>> BEGIN Records for the exercise

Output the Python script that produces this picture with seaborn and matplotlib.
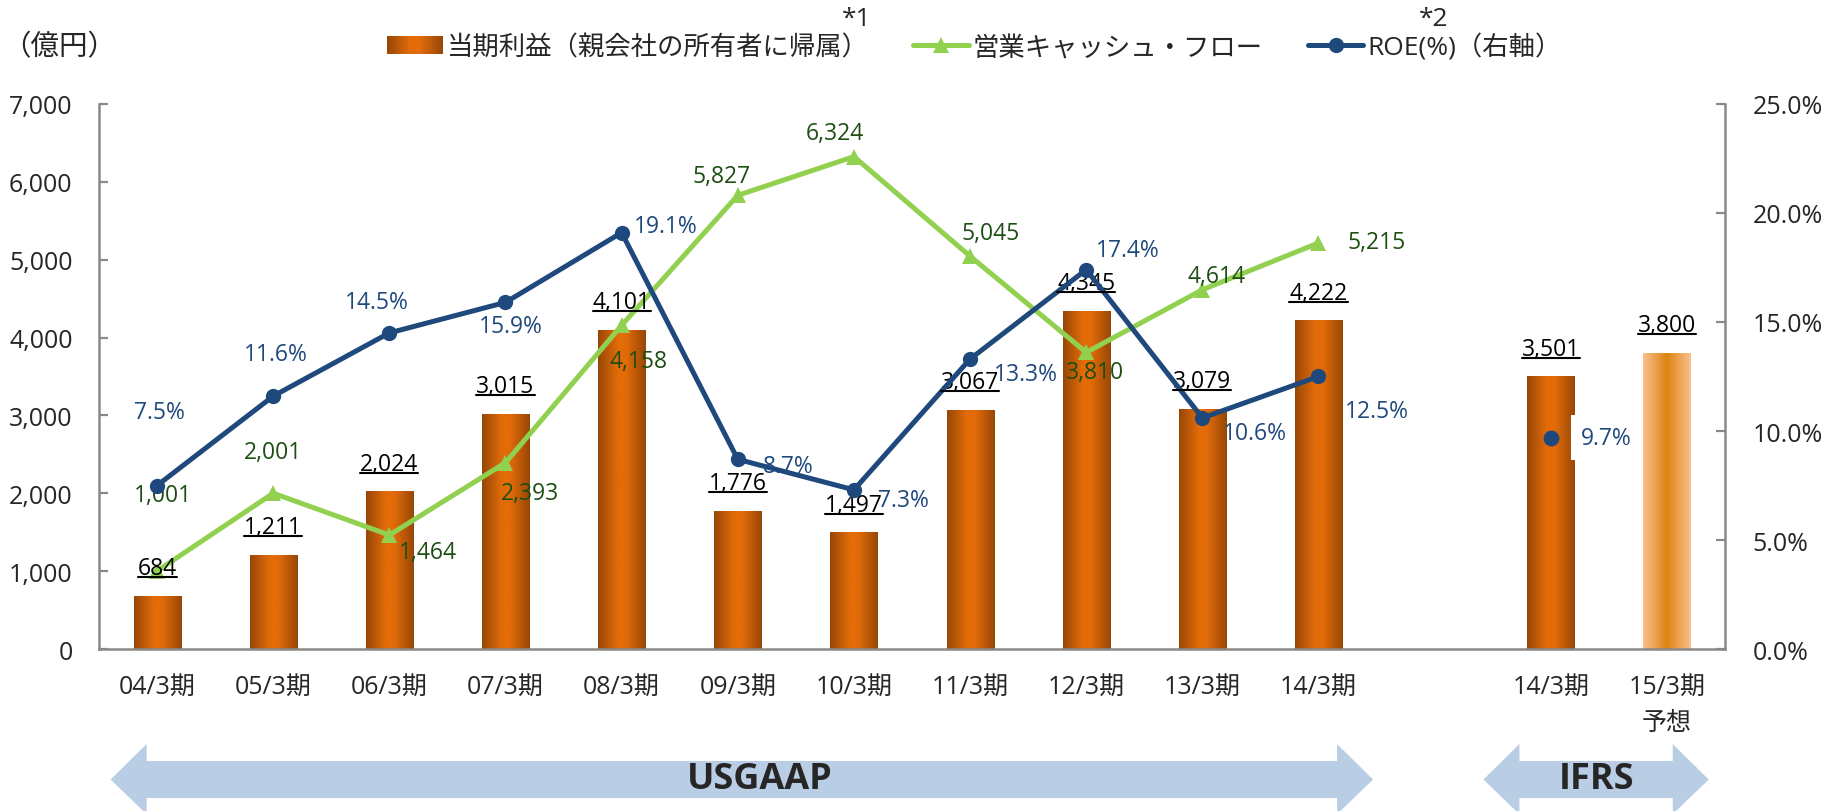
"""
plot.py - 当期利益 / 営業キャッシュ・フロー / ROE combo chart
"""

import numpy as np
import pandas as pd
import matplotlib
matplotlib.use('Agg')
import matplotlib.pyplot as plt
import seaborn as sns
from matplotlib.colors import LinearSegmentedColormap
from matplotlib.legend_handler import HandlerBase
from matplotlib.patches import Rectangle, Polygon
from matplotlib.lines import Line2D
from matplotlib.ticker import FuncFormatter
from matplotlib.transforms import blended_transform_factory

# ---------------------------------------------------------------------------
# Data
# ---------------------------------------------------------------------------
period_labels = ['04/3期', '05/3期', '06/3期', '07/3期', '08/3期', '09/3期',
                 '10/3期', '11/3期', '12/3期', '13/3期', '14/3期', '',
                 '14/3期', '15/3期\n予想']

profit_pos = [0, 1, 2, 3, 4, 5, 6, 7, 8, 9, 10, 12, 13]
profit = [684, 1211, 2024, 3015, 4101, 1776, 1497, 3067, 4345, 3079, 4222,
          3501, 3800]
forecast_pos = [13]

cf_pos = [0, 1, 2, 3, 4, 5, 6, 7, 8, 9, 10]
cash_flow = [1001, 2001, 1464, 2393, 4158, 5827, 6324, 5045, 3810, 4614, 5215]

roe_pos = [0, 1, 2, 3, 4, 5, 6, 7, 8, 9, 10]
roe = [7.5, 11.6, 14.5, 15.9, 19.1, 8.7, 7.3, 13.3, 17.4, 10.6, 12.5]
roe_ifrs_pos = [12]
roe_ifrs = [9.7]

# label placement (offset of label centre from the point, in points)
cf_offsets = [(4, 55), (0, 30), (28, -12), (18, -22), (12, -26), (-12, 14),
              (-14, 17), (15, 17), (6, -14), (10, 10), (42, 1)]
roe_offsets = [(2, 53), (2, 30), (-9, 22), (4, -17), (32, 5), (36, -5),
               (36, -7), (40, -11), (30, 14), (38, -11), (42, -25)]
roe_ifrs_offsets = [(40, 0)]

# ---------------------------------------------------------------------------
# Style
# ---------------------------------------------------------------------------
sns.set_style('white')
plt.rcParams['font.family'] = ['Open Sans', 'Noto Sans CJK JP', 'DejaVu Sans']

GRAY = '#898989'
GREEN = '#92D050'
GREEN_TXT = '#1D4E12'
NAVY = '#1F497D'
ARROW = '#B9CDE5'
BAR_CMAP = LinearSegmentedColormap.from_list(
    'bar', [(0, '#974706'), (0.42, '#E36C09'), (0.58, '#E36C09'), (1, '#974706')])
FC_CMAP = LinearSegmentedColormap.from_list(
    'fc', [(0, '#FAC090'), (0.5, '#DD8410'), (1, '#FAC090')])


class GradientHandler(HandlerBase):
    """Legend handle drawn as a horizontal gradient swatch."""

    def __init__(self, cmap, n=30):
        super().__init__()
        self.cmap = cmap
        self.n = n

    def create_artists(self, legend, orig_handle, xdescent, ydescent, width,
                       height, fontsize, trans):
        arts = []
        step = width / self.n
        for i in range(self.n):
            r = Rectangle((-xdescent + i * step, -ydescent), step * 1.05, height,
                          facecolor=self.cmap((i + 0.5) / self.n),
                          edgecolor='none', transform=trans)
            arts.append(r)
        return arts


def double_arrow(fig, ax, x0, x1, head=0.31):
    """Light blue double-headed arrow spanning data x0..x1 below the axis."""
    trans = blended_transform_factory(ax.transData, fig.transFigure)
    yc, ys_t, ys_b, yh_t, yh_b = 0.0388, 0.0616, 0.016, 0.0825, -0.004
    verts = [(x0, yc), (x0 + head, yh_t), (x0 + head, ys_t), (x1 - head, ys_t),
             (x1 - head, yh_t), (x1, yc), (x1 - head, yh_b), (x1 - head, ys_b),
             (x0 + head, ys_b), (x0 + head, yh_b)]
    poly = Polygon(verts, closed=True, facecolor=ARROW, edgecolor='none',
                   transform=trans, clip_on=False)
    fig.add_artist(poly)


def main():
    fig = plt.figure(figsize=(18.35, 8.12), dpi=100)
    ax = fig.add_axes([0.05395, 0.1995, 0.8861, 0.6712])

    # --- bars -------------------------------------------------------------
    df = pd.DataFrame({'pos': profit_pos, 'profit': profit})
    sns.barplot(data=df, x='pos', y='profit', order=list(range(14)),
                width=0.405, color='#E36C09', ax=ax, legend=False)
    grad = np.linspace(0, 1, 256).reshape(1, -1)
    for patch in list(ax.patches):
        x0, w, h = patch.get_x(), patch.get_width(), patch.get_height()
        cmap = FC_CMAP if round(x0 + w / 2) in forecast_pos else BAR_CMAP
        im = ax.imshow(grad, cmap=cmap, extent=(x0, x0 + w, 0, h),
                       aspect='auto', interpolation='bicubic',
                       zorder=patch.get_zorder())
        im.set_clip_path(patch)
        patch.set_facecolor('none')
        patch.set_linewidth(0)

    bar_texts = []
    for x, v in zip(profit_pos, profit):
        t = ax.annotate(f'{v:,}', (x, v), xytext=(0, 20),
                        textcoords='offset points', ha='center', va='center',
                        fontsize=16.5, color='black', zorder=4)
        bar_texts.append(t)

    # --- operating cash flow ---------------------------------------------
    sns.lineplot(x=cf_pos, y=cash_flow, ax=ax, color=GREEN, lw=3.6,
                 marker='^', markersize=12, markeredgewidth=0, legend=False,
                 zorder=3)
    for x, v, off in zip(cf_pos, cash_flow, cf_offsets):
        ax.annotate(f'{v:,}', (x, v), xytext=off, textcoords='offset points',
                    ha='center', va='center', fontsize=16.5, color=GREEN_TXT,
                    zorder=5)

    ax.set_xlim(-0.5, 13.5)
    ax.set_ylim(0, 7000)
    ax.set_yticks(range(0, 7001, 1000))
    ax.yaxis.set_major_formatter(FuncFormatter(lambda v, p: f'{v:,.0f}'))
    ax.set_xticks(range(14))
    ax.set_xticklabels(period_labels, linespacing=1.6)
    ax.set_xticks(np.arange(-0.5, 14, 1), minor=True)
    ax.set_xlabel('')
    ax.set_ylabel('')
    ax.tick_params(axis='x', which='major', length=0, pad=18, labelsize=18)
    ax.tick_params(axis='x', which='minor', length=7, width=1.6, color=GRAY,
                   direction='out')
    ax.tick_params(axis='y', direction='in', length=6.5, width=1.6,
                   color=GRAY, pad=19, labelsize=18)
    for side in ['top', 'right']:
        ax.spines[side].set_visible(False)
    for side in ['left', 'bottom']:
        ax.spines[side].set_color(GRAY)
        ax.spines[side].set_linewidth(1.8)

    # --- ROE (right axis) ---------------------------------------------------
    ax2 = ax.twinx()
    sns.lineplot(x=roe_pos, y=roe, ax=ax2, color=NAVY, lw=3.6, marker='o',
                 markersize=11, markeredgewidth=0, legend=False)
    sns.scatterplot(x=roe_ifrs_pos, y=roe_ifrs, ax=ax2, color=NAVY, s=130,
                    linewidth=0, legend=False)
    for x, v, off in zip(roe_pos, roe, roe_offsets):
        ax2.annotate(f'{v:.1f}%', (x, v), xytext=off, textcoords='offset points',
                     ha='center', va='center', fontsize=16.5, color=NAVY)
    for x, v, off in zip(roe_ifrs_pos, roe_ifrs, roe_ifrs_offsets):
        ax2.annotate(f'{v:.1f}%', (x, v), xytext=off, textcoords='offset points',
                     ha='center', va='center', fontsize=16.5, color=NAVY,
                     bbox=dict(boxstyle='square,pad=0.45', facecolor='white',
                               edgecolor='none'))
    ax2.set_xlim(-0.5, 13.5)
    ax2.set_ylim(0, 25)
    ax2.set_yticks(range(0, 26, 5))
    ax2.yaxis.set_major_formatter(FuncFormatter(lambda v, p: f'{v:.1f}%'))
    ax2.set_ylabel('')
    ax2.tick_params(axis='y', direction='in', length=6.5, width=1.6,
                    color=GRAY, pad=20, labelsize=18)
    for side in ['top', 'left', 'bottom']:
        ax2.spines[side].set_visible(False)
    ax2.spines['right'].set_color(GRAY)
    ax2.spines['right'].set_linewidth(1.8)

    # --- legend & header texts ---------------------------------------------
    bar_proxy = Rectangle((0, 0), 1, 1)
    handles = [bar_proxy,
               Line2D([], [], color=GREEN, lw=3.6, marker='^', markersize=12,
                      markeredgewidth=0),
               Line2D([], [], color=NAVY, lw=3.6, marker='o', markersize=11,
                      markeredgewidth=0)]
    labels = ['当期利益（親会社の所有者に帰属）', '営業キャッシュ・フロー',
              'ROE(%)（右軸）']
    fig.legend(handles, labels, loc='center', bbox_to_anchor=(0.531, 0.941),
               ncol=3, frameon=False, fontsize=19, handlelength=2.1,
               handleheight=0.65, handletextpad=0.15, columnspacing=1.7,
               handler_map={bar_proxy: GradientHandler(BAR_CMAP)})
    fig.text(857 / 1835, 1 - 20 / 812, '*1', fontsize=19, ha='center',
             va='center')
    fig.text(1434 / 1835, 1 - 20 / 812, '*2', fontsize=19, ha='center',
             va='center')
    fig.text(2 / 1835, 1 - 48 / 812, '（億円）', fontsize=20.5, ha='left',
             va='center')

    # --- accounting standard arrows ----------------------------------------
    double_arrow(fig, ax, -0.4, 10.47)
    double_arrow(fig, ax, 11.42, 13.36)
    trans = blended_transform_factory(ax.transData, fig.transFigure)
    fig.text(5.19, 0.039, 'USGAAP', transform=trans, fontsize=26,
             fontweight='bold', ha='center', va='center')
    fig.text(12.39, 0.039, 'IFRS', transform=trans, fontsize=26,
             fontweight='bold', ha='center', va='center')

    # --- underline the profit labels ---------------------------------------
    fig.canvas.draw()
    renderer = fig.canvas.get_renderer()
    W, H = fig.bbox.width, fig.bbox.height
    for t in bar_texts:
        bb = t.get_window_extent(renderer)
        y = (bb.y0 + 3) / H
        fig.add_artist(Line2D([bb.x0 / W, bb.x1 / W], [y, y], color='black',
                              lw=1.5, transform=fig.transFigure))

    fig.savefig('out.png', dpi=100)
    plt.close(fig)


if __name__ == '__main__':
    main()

>> END Records for the exercise
>> BEGIN Records for the exercise

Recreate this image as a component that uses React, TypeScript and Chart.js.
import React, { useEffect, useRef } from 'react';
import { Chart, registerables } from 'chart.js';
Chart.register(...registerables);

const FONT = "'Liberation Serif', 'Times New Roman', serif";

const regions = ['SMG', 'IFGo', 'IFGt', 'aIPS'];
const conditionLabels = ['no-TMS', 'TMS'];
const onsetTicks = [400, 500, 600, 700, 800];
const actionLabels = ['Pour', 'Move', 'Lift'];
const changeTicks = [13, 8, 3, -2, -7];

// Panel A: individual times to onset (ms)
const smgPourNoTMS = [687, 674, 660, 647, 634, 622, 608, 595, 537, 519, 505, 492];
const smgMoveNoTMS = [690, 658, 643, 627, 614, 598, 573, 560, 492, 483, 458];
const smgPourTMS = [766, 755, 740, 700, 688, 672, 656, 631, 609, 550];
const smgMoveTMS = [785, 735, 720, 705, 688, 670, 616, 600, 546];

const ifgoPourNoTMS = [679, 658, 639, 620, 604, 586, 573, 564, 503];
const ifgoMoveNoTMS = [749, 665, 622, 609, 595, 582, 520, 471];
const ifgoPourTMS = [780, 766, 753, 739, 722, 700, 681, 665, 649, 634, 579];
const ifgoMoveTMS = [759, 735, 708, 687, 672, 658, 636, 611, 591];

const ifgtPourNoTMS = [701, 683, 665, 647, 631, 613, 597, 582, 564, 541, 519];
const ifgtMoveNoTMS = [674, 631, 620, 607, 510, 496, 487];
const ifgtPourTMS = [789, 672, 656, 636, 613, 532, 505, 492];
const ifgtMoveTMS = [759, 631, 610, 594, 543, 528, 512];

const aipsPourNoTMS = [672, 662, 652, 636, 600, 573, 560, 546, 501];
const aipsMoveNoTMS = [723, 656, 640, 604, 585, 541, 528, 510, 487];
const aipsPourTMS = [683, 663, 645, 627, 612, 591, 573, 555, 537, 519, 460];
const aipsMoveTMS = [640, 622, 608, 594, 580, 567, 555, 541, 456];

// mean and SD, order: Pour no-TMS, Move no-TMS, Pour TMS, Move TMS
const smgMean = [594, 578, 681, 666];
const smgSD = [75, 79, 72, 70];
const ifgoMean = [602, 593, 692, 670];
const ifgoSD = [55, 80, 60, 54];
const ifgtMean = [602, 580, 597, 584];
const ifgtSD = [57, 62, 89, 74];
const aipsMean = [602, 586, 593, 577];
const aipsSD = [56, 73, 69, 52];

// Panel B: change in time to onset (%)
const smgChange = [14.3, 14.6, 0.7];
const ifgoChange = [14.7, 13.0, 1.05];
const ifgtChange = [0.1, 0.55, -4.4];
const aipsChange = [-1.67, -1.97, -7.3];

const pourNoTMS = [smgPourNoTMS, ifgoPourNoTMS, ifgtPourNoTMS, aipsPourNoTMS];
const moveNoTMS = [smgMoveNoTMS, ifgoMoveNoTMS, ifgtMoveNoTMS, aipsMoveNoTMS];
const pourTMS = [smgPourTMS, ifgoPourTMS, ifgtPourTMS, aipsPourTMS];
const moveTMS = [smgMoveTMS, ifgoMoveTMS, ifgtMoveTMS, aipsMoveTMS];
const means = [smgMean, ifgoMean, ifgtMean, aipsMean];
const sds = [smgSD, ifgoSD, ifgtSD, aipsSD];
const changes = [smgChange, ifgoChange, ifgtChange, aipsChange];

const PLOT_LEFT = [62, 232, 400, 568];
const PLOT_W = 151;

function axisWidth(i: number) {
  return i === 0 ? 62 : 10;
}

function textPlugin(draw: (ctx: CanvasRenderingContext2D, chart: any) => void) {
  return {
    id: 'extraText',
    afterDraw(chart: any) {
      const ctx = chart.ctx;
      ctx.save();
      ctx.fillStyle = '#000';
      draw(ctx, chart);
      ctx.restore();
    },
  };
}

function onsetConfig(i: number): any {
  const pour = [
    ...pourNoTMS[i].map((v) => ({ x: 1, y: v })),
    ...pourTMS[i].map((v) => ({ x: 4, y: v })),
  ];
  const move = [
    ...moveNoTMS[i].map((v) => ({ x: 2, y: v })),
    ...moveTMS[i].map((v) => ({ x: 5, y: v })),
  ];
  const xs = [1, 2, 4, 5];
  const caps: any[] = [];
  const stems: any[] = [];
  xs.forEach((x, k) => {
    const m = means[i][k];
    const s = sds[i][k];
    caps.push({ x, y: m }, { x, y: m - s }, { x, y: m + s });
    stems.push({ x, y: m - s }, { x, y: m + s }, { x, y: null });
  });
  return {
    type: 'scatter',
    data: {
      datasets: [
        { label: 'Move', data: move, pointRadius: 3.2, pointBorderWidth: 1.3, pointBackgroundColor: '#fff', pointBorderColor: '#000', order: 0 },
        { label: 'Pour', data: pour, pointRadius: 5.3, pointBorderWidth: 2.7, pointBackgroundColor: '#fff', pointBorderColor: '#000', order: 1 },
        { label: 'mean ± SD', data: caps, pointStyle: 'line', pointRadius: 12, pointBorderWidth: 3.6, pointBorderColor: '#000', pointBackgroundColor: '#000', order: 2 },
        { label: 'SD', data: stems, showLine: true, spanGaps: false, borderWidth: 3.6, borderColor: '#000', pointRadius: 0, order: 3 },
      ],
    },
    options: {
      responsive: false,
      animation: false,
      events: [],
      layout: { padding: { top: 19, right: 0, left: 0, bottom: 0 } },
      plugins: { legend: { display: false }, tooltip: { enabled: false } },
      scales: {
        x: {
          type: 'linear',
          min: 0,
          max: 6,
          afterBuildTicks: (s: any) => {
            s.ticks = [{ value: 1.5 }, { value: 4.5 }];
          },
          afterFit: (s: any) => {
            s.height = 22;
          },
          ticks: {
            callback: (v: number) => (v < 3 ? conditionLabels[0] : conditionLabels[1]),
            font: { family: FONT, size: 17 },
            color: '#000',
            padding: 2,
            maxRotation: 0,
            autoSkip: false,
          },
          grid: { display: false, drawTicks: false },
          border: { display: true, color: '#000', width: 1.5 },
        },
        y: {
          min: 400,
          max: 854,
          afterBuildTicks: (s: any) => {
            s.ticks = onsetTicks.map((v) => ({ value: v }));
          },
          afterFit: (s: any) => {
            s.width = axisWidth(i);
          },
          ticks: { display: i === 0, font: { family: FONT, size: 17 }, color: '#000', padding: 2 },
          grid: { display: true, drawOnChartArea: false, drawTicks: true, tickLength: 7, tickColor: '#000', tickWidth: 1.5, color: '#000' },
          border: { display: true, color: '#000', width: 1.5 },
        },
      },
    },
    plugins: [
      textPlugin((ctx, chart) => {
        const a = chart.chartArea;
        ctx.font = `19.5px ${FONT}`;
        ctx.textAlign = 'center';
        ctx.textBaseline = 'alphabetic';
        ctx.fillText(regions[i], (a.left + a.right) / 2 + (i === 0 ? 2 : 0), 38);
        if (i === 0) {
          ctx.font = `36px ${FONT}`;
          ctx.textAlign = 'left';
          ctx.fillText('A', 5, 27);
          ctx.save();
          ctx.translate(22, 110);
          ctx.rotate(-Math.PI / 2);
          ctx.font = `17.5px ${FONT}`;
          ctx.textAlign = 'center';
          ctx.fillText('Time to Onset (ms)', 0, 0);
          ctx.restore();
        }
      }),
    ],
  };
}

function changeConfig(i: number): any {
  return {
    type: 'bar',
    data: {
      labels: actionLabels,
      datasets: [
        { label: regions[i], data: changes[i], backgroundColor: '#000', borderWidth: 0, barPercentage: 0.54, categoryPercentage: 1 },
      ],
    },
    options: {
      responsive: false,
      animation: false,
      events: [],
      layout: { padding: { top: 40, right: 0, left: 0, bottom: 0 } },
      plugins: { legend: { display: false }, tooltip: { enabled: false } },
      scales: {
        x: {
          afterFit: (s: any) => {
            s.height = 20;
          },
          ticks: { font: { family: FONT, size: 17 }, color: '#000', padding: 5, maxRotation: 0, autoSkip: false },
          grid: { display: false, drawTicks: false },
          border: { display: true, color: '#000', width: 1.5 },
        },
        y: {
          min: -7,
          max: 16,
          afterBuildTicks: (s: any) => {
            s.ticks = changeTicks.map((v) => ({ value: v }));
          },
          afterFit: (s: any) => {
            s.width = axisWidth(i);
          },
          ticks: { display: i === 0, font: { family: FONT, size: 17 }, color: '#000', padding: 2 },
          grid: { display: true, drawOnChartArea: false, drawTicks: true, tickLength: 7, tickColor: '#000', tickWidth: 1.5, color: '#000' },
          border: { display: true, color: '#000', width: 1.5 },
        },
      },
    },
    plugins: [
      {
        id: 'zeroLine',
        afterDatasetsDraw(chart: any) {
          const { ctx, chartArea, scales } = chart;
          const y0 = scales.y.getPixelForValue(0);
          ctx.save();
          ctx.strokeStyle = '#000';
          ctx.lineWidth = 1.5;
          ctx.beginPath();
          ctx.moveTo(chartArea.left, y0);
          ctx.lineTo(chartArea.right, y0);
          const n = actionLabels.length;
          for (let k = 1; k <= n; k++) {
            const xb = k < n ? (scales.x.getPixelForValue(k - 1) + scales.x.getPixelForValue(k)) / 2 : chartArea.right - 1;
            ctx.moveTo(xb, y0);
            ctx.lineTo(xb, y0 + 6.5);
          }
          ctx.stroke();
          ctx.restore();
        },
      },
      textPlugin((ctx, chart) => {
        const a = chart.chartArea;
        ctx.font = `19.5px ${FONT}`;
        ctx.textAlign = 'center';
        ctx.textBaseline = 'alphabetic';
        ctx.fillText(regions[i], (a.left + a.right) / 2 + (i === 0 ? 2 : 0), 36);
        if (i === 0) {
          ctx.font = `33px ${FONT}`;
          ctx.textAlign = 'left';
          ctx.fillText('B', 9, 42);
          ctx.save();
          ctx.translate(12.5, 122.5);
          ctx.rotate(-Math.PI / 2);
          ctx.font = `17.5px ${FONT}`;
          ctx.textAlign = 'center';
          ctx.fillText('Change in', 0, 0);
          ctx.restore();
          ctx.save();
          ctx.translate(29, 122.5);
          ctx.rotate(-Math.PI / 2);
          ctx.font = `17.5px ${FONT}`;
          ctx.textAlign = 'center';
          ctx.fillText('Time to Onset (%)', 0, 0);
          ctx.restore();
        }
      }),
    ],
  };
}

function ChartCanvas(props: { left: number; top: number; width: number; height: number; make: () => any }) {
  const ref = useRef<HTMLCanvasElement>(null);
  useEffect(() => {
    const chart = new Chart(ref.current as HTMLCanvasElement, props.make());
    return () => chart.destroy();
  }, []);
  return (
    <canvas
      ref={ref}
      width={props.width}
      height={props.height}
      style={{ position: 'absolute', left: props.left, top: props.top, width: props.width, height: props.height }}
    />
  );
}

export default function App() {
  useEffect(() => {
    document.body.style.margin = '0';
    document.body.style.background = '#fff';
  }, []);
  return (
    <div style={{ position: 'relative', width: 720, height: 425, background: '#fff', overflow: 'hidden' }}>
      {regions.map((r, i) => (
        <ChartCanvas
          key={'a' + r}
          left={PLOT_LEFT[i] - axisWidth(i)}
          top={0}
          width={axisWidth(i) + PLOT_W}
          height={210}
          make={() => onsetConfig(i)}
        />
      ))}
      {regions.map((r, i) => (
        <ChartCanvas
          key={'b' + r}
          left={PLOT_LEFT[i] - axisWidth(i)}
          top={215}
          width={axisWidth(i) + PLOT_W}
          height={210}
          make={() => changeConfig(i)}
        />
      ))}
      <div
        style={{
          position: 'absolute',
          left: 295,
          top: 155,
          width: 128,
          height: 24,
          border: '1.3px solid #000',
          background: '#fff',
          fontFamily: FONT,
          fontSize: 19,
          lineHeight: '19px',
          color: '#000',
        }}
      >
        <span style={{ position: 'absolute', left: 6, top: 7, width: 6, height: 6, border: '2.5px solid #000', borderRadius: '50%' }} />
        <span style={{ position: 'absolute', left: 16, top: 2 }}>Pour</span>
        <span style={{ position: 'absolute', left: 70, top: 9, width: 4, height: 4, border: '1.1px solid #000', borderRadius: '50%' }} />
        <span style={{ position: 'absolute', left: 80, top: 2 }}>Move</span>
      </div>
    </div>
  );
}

>> END Records for the exercise

→ What you have to do: Copy the lines above exactly, starting with the line that contains "Output the Python" and ending with the line that contains "roe_ifrs = [9.7]", and leave out any pictures.

→ Completed exercise:
Output the Python script that produces this picture with seaborn and matplotlib.
"""
plot.py - 当期利益 / 営業キャッシュ・フロー / ROE combo chart
"""

import numpy as np
import pandas as pd
import matplotlib
matplotlib.use('Agg')
import matplotlib.pyplot as plt
import seaborn as sns
from matplotlib.colors import LinearSegmentedColormap
from matplotlib.legend_handler import HandlerBase
from matplotlib.patches import Rectangle, Polygon
from matplotlib.lines import Line2D
from matplotlib.ticker import FuncFormatter
from matplotlib.transforms import blended_transform_factory

# ---------------------------------------------------------------------------
# Data
# ---------------------------------------------------------------------------
period_labels = ['04/3期', '05/3期', '06/3期', '07/3期', '08/3期', '09/3期',
                 '10/3期', '11/3期', '12/3期', '13/3期', '14/3期', '',
                 '14/3期', '15/3期\n予想']

profit_pos = [0, 1, 2, 3, 4, 5, 6, 7, 8, 9, 10, 12, 13]
profit = [684, 1211, 2024, 3015, 4101, 1776, 1497, 3067, 4345, 3079, 4222,
          3501, 3800]
forecast_pos = [13]

cf_pos = [0, 1, 2, 3, 4, 5, 6, 7, 8, 9, 10]
cash_flow = [1001, 2001, 1464, 2393, 4158, 5827, 6324, 5045, 3810, 4614, 5215]

roe_pos = [0, 1, 2, 3, 4, 5, 6, 7, 8, 9, 10]
roe = [7.5, 11.6, 14.5, 15.9, 19.1, 8.7, 7.3, 13.3, 17.4, 10.6, 12.5]
roe_ifrs_pos = [12]
roe_ifrs = [9.7]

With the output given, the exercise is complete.